DES MOINES – New York Sen. Charles Schumer got the 2016 presidential campaign off to an early start in Iowa Saturday by telling a crowd of Democratic activist he will support fellow New Yorker Hillary Clinton for president if she decides to seek her party’s nomination.
Schumer made the surprise endorsement during the Iowa Democratic Party’s annual Jefferson-Jackson Day fundraiser that drew about 800 activists from around the state.
“It’s time for a woman to be president,” Schumer said at the close of a 40-minute keynote address.
“I am urging Hillary Clinton to run for president and when she does she will have my full and unwavering support. Run, Hillary, run. If you run, you’ll win and we’ll all win.”
The New York Democrat made the impassioned plea after hammering Tea Party Republicans for orchestrating a federal government shutdown that drove this country to the “brink of default,” endangered the economy and sent a message to Democrats that need a better job of communicating a positive, constructive path to improve the lot of middle-class and working Americans.
Schumer said that positive agenda has to include constructive solutions to marry increased teacher pay with stronger school standards, immigration reform, investments in infrastructure and a fairer tax code that will bolster incomes for working Americans struggling to achieve the American dream.
While Schumer sounded a 2016 theme at the close of his remarks, the focus of Saturday night’s event was 2014, when Iowa Democrats hope to hold onto retiring Sen. Tom Harkin’s seat by electing Rep. Bruce Braley, retain Braley’s 1st District congressional post in the Democratic column, return a Democrat to Iowa’s governorship, and elect legislative majorities.
During the evening’s speeches, Des Moines Sen. Jack Hatch and Cedar Rapids Rep. Tyler Olson took turns criticizing Branstad, a five-term GOP incumbent they are vying to challenge him in 2014.
“Twenty years of any governor is enough,” said Olson, whose campaign supporters handed out green “sack Branstad” tote bags to dinner attendees. Hatch said Branstad has become “the governor of no” who has stood in the path of progressive change and is holding the state back.
“We can do better, far better,” he said.
Scott Brennan, who indicated he plans to serve as the state party’s chairman through 2014, said Saturday night was a chance for Democrats to celebrate their successes in 2012 and then “once the night’s over, get back to work because we’ve got a lot to do to be successful in 2014.”

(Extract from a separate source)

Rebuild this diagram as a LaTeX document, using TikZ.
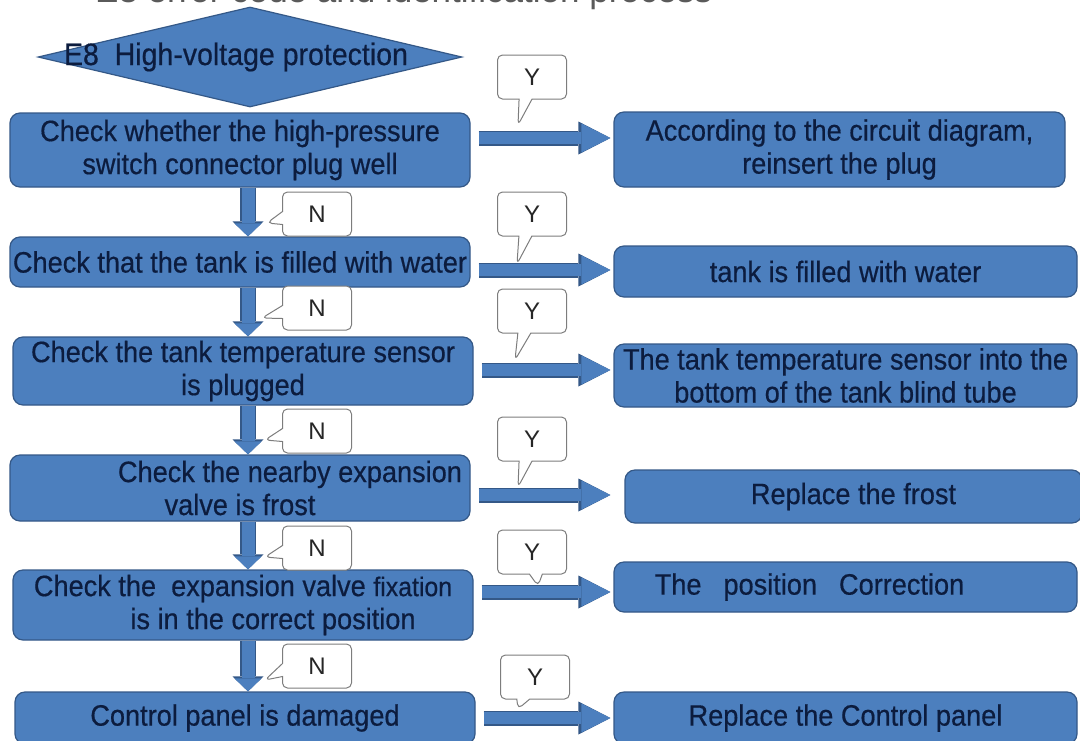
\documentclass[tikz,border=0pt]{standalone}
\usepackage{fontspec}
\setmainfont{Liberation Sans}
\newfontfamily\boxfont[FakeStretch=0.92,FakeBold=0.5]{Liberation Sans}
\usetikzlibrary{shapes.geometric,shapes.callouts,arrows.meta,calc}

\definecolor{boxfill}{RGB}{76,127,190}
\definecolor{boxline}{RGB}{52,88,135}
\definecolor{navy}{RGB}{12,28,62}
\definecolor{tagline}{RGB}{125,125,125}
\definecolor{titlegray}{RGB}{90,90,90}

\tikzset{
  box/.style={draw=boxline, fill=boxfill, line width=1.2pt, rounded corners=10pt,
    text=navy, align=center, inner sep=2pt,
    font=\boxfont\fontsize{29.5}{33}\selectfont},
  leftbox/.style={box, minimum width=460pt},
  rightbox/.style={box, minimum width=463pt},
  harrow/.style={draw=boxfill, line width=12pt,
    -{Triangle[length=29pt,width=29pt,line width=0pt]},
    preaction={draw=boxline, line width=15pt,
      -{Triangle[length=32pt,width=33pt,line width=0pt]}}},
  varrow/.style={draw=boxfill, line width=13pt,
    -{Triangle[length=13pt,width=27pt,line width=0pt]},
    preaction={draw=boxline, line width=16pt,
      -{Triangle[length=15pt,width=31pt,line width=0pt]}}},
  tag/.style={rectangle callout, draw=tagline, fill=white, line width=1pt,
    rounded corners=5pt, minimum width=69pt, minimum height=44pt, inner sep=0pt,
    text=black!85, font=\fontsize{24}{24}\selectfont, callout pointer width=13pt}
}

\begin{document}
\begin{tikzpicture}[x=1pt,y=-1pt]

\useasboundingbox (0,0) rectangle (1080,740);

% Title (cut by the page)
\node[anchor=base west, inner sep=0pt, text=titlegray, font=\fontsize{35}{35}\selectfont]
  (title) at (95,2) {E8 error code and identification process};

% Start
\node[diamond, draw=boxline, fill=boxfill, line width=1.2pt,
  minimum width=424pt, minimum height=100pt, inner sep=0pt] (e8) at (250,57) {};
\node[text=navy, font=\boxfont\fontsize{31}{33}\selectfont] (e8text) at (236,57)
  {E8\ \ High-voltage protection};

% Checks
\node[leftbox, minimum height=74pt] (c1) at (240,150)
  {Check whether the high-pressure\\switch connector plug well};
\node[leftbox, minimum height=50pt] (c2) at (240,262)
  {Check that the tank is filled with water};
\node[leftbox, minimum height=68pt] (c3) at (243,371)
  {Check the tank temperature sensor\\is plugged};
\node[leftbox, minimum height=66pt] (c4) at (240,488)
  {\hspace*{100pt}Check the nearby expansion\\valve is frost};
\node[leftbox, minimum height=70pt] (c5) at (243,605)
  {Check the\ \ expansion valve {\fontsize{27}{33}\selectfont fixation}\\\hspace*{60pt}is in the correct position};
\node[leftbox, minimum height=52pt] (c6) at (245,718)
  {Control panel is damaged};

% Actions
\node[rightbox, minimum width=451pt, minimum height=75pt] (r1) at (839.5,149.5)
  {According to the circuit diagram,\\reinsert the plug};
\node[rightbox, minimum height=51pt] (r2) at (845.5,271.5)
  {tank is filled with water};
\node[rightbox, minimum height=63pt] (r3) at (845.5,375.5)
  {The tank temperature sensor into the\\bottom of the tank blind tube};
\node[rightbox, minimum width=457pt, minimum height=53pt] (r4) at (853.5,496.5)
  {Replace the frost};
\node[rightbox, minimum height=50pt] (r5) at (845.5,587)
  {The\hspace{22pt}position\hspace{22pt}Correction\hspace*{72pt}};
\node[rightbox, minimum height=52pt] (r6) at (845.5,718)
  {Replace the Control panel};

% Arrows N
\coordinate (vx) at (248,0);
\foreach \a/\b in {c1/c2,c2/c3,c3/c4,c4/c5,c5/c6}
  \draw[varrow] (\a.south -| vx) -- (\b.north -| vx);

% Arrows Y
\foreach \c/\r/\y/\g in {c1/r1/138/3,c2/r2/270/3,c3/r3/370/3,c4/r4/495/14,c5/r5/592/3,c6/r6/718/3}
  \draw[harrow] ($(\c.east |- 0,\y)+(8,0)$) -- ($(\r.west |- 0,\y)+(-\g,0)$);

% Labels N
\foreach \i/\x/\y/\tx/\ty in {1/317/214/267/223,2/317/308/262/318,3/317/431/265/440,
                              4/317/548/265/557,5/317/666/265/680}
{
  \coordinate (nt\i) at (\tx,\ty);
  \node[tag, callout absolute pointer={(nt\i)}] (n\i) at (\x,\y) {N};
}

% Labels Y
\foreach \i/\x/\y/\tx/\ty in {1/532/77/518/125,2/532/214/517/264,3/532/311/515/360,
                              4/532/439/518/487,5/532/552/538/586,6/535/677/518/709}
{
  \coordinate (yt\i) at (\tx,\ty);
  \node[tag, callout absolute pointer={(yt\i)}] (y\i) at (\x,\y) {Y};
}

\end{tikzpicture}
\end{document}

The Democratic leader said Iowa Democrats are unified in contrast to Republicans who are fighting among themselves for control and direction of their state party.
“We’re going to have some contentious primaries because that what primaries are, but at the end of the day, we’re going to come together because we always do,” Brennan said. “We are a very unified party.”
About the only sign of discontent came from Bob Krause, a candidate for the 2014 Democratic gubernatorial nomination, who issued an email press release saying the party should remove former President Andrew Jackson’s name from the party’s annual fundraiser.
“The ideals of Andrew Jackson no longer match the ideals of the Iowa Democratic Party,” Krause said. “The Indian Removal Act, signed in 1830, was the most significant case of ethnic cleansing in the history of the United States. It led directly to the “Trail of Tears” in which as many as 6000 peaceful Indians died.
“Jackson advocated for the Indian Removal Act, signed it, and saw it administered. His act of ethnic cleansing was not accidental, and reversed the compassionate policies of Washington and Jefferson that had been in effect for many years,” Krause added in calling for the party to remove Jackson’s name for its premiere fundraising dinner.